なお、性行為のうち、「性交」、「肛門性交」、「口腔性交(口を使って性器に対する行為を行うこと、および行わせること)」は、強制性交等罪(旧「強姦罪」)の対象となり、より重い処罰の対象となります。

なお、以上のとおり、相手の「合意」のない行為が「わいせつな行為」の対象となりますが、合意は必ずしも明示のものではなく、黙示の合意であってもかまいません。

2、強制わいせつ事件を弁護士に依頼すべき理由

犯罪には数多くの種類があり、その解決に向けた弁護士の関与の必要性や弁護活動の内容も様々です。

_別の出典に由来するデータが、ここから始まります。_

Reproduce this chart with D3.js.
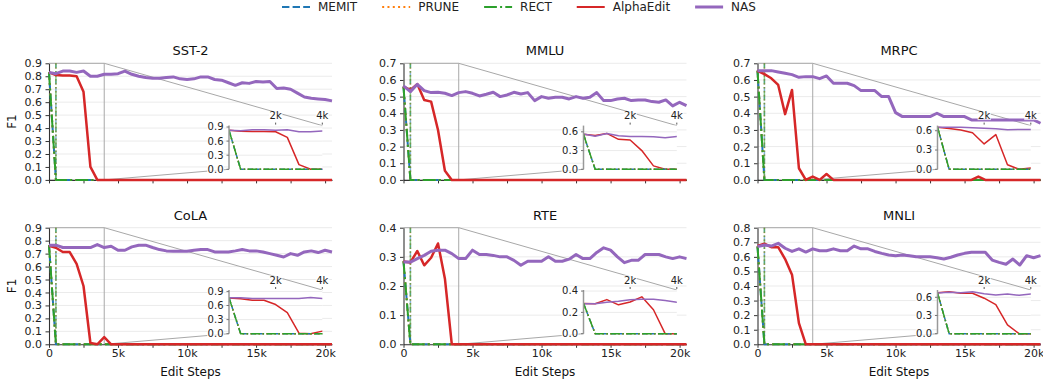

数ある犯罪の中でも、強制わいせつ事件を起こしてしまった場合は、弁護士に依頼する必要性が特に高いといえます。その理由は、以下のとおりです。

(1)痴漢や盗撮より刑罰が重い

強制わいせつ罪と同じく性犯罪に分類される「痴漢」や「盗撮」は各自治体の迷惑防止条例違反や軽犯罪法違反に該当し、多くの場合は迷惑防止条例違反として処罰されます。

迷惑防止条例違反に対する刑罰は、自治体ごとの条例の規定内容や問題となる行為の態様によっても異なりますが、東京都の場合は、1年以下の懲役または100万円以下の罰金と規定されています。

これに対して、強制わいせつ罪に対する刑罰は6か月以上10年以下の懲役であり、痴漢や盗撮に比べて格段に重いといえます。

しかも、強制わいせつ罪には罰金刑がありませんので、有罪となった場合、事案によっては初犯でも実刑となってしまう可能性があります。

このような重い判決を回避するためには、弁護士の力を借りる必要性が高いといえます。

(2)逮捕・勾留される可能性が高い

強制わいせつ罪は刑罰の重い犯罪であるだけに、発覚すると逮捕・勾留といった身体拘束を受ける可能性も高い傾向にあります。

逮捕・勾留をすべきか否かを決定するにあたっては、逃亡や罪証隠滅のおそれが認められるかどうかが重要な視点となります。一般的に、逮捕・勾留を請求する立場の警察官や検察官は、刑罰の重い罪であるほど被疑者が逃亡や証拠隠滅を図る可能性が高いと考えるため、刑罰の重い罪であるほど逮捕・勾留がされる可能性は高くなるのです。

また、強制わいせつは被害者に対する危険性の高い行為ですので、警察官や検察官は被害を拡大させないためにも、身体拘束をしようと考えるのです。

身体拘束を回避するため、あるいはすでになされてしまった身体拘束から早期に解放されるために、弁護士によるサポートを受ける必要性が高いといえます。

(3)実名報道される可能性が高い

強制わいせつ罪は社会に対する危険性が高い犯罪であるともいえますので、逮捕された場合は実名で報道される可能性も高いといえます。

実名報道されるかどうかはマスコミ各社の判断によりますが、強制わいせつ罪で逮捕されたことで実名報道されると、仕事上の人間関係や友人関係も壊れてしまい、今後の社会生活に支障をきたすおれがあります。

(4)えん罪のケースも少なくない

強制わいせつ罪には、えん罪のケースも少なくないという特徴もあります。

たとえば、相手が行為当時は合意していても、後日に行為をしたことを後悔して報復のために告訴をすることもあります。また、彼氏やご主人の手前、「無理やりわいせつ行為をされた」という形を取るために本意ではなくても告訴をすることも考えられます。

さらに、電車内での強制わいせつのようなケースでは、被害者による人違いによってえん罪が発生するケースも少なくありません。

そのような場合、たとえ自分が無実であっても、捜査機関になかなか言い分を聞き入れてもらえずに有罪となってしまうおそれがあります。

えん罪を防止するためには、弁護士によるサポートが不可欠といえます。